“Wow hey Liz! How are you? It’s been so long and you still look good. I see that you’re not on Facebook a lot so here’s my number. Give me a call or text.“
The ‘you still look good’ and ‘here’s my number’ should have been red flags. But I was just so excited to hear from Quincy, my old seventh grade student from 20 years ago through Facebook message. I remembered him as a quiet, good-natured kid. He struggled sometimes due to his mild hearing loss and learning challenges but he worked hard. He was a friend to all, as I recall.
“Quincy! Omg! It’s so good to hear from you! Such a long time. I remember you were so funny. You had that dry sense of humor. How long has it been? Where did you go to high school?” I thought these were typical questions that a long-ago teacher would ask a long-ago student. But Quincy, age 32 or 33 now, seemed disinterested in this type of chit chat. Instead..
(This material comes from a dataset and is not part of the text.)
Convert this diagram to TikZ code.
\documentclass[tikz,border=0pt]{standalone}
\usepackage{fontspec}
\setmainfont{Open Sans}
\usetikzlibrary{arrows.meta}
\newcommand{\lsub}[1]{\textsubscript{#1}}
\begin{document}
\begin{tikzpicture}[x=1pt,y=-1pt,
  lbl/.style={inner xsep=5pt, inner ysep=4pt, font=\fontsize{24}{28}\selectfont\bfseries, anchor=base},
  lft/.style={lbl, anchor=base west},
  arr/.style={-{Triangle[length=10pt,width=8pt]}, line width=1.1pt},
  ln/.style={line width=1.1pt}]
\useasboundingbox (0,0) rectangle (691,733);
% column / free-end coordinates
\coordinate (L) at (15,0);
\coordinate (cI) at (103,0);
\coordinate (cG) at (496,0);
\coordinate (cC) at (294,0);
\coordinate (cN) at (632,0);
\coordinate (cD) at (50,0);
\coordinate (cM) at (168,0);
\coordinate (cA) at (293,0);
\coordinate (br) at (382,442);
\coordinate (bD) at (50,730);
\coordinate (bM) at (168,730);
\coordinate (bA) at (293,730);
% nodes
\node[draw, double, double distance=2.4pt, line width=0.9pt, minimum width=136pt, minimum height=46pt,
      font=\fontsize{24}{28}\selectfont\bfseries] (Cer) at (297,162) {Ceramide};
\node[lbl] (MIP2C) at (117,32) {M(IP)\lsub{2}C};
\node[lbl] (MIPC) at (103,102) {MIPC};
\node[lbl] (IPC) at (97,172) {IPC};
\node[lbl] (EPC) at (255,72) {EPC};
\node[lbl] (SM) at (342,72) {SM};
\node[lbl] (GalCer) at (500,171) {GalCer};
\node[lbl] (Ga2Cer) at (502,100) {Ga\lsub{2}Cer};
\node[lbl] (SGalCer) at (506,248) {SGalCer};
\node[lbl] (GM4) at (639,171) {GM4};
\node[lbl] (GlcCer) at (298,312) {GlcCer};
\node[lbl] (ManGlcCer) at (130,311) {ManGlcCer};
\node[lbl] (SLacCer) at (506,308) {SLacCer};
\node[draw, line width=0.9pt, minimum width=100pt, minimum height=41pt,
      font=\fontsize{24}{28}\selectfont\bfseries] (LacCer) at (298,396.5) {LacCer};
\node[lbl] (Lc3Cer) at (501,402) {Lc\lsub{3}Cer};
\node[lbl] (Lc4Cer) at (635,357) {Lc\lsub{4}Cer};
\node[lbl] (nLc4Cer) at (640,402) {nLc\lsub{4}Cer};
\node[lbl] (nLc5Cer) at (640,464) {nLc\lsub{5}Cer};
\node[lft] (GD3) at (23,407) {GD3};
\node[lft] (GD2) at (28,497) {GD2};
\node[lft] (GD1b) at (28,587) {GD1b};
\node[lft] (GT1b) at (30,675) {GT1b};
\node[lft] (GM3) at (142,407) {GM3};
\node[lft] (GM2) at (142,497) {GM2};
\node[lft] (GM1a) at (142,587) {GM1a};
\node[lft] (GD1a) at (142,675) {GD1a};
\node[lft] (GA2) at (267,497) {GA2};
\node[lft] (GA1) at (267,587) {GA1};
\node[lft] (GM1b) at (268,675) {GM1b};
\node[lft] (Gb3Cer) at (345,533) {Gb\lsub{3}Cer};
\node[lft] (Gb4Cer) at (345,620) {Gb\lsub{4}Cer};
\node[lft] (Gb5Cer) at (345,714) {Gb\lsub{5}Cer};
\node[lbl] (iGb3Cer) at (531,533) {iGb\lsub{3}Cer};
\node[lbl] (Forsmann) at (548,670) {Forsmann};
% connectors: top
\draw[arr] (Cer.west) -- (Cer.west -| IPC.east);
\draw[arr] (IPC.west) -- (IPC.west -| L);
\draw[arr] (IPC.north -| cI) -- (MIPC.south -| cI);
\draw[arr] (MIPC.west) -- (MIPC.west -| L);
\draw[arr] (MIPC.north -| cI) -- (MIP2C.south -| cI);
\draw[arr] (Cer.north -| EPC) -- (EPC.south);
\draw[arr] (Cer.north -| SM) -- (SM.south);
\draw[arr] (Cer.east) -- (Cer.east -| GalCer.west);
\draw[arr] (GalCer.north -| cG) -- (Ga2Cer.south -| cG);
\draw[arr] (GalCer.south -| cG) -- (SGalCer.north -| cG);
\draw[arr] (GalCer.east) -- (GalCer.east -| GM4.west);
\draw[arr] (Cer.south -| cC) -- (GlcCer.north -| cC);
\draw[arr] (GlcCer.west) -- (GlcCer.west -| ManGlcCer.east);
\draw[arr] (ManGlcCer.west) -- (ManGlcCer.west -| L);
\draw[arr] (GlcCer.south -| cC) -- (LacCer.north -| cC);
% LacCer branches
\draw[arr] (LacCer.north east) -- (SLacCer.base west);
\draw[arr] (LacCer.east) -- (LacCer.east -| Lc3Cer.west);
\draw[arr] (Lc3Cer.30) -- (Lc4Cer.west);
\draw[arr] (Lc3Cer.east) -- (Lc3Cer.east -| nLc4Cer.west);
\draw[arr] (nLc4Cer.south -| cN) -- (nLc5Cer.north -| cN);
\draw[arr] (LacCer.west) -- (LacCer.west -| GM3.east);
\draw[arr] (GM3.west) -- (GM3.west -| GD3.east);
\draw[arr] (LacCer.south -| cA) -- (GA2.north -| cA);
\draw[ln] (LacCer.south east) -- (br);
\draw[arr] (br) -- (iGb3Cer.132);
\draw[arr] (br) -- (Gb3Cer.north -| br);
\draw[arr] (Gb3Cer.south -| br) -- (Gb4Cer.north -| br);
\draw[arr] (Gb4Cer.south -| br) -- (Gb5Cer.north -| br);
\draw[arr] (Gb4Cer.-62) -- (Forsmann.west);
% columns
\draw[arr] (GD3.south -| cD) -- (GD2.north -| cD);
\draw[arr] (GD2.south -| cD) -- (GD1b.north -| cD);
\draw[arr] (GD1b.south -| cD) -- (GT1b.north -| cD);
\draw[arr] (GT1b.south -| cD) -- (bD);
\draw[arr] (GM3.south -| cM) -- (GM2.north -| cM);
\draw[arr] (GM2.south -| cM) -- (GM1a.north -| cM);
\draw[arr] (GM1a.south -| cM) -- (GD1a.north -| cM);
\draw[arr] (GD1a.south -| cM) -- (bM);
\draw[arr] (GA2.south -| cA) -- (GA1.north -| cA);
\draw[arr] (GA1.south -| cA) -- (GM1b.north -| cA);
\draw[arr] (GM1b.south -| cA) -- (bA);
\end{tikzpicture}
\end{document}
“You look the same, Liz,” followed by a wink emoji. He did share that he has a son, Taz, which again I tried to gush over.
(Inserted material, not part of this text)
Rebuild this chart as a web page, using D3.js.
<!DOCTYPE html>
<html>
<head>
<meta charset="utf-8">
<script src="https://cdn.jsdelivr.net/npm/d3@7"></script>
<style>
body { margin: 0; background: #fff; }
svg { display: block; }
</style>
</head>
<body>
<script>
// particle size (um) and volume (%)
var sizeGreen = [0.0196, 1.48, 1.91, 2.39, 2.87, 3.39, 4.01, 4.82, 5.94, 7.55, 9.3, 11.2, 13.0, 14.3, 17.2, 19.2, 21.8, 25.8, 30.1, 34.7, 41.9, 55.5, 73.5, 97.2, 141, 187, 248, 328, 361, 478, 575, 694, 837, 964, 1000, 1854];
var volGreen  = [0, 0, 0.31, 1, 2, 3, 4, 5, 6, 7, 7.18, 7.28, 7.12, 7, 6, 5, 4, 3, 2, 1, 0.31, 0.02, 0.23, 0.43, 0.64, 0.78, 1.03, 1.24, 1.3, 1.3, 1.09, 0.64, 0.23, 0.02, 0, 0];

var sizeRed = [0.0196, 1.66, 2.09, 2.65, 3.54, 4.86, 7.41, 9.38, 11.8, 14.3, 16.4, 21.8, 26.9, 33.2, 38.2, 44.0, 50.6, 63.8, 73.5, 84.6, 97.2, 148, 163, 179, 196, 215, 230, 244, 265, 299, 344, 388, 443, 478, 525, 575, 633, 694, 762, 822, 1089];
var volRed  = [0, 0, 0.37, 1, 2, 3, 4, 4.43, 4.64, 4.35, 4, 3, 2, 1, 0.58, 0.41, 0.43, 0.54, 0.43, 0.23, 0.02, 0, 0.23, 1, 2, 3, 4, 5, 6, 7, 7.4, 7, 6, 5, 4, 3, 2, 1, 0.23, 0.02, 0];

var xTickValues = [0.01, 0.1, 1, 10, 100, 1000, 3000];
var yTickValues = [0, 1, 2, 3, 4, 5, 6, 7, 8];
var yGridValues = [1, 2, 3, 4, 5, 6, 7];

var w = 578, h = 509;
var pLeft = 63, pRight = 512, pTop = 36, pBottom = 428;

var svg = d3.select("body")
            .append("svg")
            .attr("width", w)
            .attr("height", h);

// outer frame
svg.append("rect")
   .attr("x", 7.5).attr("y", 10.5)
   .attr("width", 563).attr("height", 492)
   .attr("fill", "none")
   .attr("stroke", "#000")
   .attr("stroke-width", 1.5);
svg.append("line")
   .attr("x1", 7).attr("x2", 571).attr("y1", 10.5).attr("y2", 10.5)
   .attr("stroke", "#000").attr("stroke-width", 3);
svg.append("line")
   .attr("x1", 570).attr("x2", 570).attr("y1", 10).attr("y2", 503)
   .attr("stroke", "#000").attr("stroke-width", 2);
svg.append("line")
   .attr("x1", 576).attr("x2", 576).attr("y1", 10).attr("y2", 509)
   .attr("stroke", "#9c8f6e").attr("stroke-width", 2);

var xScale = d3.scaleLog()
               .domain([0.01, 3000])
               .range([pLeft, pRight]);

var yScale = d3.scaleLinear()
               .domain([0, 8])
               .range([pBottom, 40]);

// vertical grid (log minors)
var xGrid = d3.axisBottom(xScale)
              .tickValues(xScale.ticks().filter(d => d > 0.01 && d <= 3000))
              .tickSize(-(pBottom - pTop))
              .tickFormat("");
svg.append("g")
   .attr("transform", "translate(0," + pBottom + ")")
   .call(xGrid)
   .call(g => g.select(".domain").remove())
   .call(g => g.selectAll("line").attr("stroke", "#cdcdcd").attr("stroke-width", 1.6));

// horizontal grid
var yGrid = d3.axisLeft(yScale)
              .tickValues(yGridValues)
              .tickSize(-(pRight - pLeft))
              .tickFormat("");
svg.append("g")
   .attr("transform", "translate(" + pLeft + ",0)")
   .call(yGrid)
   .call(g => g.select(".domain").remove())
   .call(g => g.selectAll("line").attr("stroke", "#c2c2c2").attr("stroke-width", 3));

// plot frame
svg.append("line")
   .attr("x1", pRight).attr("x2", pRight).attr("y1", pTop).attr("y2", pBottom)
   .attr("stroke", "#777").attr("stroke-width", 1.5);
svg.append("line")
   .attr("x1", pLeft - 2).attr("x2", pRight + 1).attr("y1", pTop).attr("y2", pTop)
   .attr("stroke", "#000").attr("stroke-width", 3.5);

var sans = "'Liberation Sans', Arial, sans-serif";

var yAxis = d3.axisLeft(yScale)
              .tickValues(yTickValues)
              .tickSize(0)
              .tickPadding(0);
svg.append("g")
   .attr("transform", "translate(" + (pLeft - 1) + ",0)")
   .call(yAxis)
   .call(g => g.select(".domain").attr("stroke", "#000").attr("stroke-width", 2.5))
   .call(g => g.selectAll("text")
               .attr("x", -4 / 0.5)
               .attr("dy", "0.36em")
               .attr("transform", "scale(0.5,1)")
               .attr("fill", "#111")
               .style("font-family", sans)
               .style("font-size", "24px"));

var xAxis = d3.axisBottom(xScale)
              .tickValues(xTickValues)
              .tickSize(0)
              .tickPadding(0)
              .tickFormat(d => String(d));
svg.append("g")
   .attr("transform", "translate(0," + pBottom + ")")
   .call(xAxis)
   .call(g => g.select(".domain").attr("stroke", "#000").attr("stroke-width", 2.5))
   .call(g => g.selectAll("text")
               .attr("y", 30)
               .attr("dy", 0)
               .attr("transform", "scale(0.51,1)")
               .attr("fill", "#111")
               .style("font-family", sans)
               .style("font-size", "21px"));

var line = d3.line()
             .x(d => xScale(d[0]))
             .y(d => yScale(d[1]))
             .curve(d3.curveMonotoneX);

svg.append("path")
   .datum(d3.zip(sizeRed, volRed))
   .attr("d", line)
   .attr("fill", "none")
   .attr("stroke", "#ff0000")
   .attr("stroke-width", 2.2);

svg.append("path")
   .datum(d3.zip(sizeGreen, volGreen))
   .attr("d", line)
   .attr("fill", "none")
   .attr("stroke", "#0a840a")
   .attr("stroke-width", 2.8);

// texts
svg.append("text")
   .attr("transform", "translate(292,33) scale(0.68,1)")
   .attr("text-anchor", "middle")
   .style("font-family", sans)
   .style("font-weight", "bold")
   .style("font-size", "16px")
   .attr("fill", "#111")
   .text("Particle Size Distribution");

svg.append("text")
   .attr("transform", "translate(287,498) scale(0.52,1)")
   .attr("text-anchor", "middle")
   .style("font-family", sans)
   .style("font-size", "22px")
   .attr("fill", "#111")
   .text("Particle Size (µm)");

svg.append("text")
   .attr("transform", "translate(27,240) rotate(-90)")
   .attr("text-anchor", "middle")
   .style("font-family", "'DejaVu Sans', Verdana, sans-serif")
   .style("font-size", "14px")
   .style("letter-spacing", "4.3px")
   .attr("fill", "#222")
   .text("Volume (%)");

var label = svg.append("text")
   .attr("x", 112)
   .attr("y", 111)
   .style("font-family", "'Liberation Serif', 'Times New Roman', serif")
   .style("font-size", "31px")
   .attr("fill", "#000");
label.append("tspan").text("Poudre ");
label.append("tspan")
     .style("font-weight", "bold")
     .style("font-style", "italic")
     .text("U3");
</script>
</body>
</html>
“Taz. Such a strong, beautiful name. Update me. This year has been such a challenge. Were you able to keep working?”
“Yes. It has been a tough year for me. I’ve been through a lot so right now I’m not working. I do live alone. LOL you was the best Liz. I remember you like it was yesterday.”
Then I recounted a story to him about him looking down on my head while I was on the computer. I had a hair appointment after school so yeah, roots were showing… “and then you said, ‘Miss Henry, you old shoes. Look at them gray roots. You old shoes.’ I didn’t know whether to laugh or kill you Quincy.”
“LOL. Wow that’s crazy because now I love women with gray roots. LOL ain’t that something?”
And then it started to get weird. I shared that we live in Connecticut now and I was a grandmother of 3.
“My husband and I.”
“Oh wow you are married? I thought he passed away or something. I have to stop being so kind to you then.”
Wtf? went through my mind. What does that mean he has to stop being so kind to me?
“How old are you now?” was his next question.
“I’m in my 60’s, Quincy. Old shoes.”
I was trying to keep this light but I was starting to feel the slightest bit uncomfortable.
“Gotta go babysit Quincy. Good to hear from you. Keep in touch.” And I thought that was the end of it. Until the next morning.
“Good morning. I don’t want to scare you Ms. Henry (now I was Ms. Henry?) but one thing I do remember is looking at your big butt everyday and when you wore a certain type of pants I used to see your panty line omg you had me feeling a certain type of way. SMH”
Okay now this had officially gone off the rails but I tried to salvage some semblance of boundaries. “Inappropriate” was my one word response. I guess it wasn’t sufficient.
“Yeah, I thought it would be but I have one question and I’ll stop. Do you still have a big butt?” And with that I had to block Quincy and in spite of his completely out of bounds comments and questions I felt bad.
Quincy, Why? Why did you think it was okay to say these things to your teacher? You’re 33 now, you know better. Instead you chose to taint my memories of you, my lovely, fond memories of you by violating boundaries you never should have. I’m not angry. I’m sad. I wish you’d stayed the sweet, quiet 13 year-old laughing at your ‘old shoes’ teacher’s gray hair.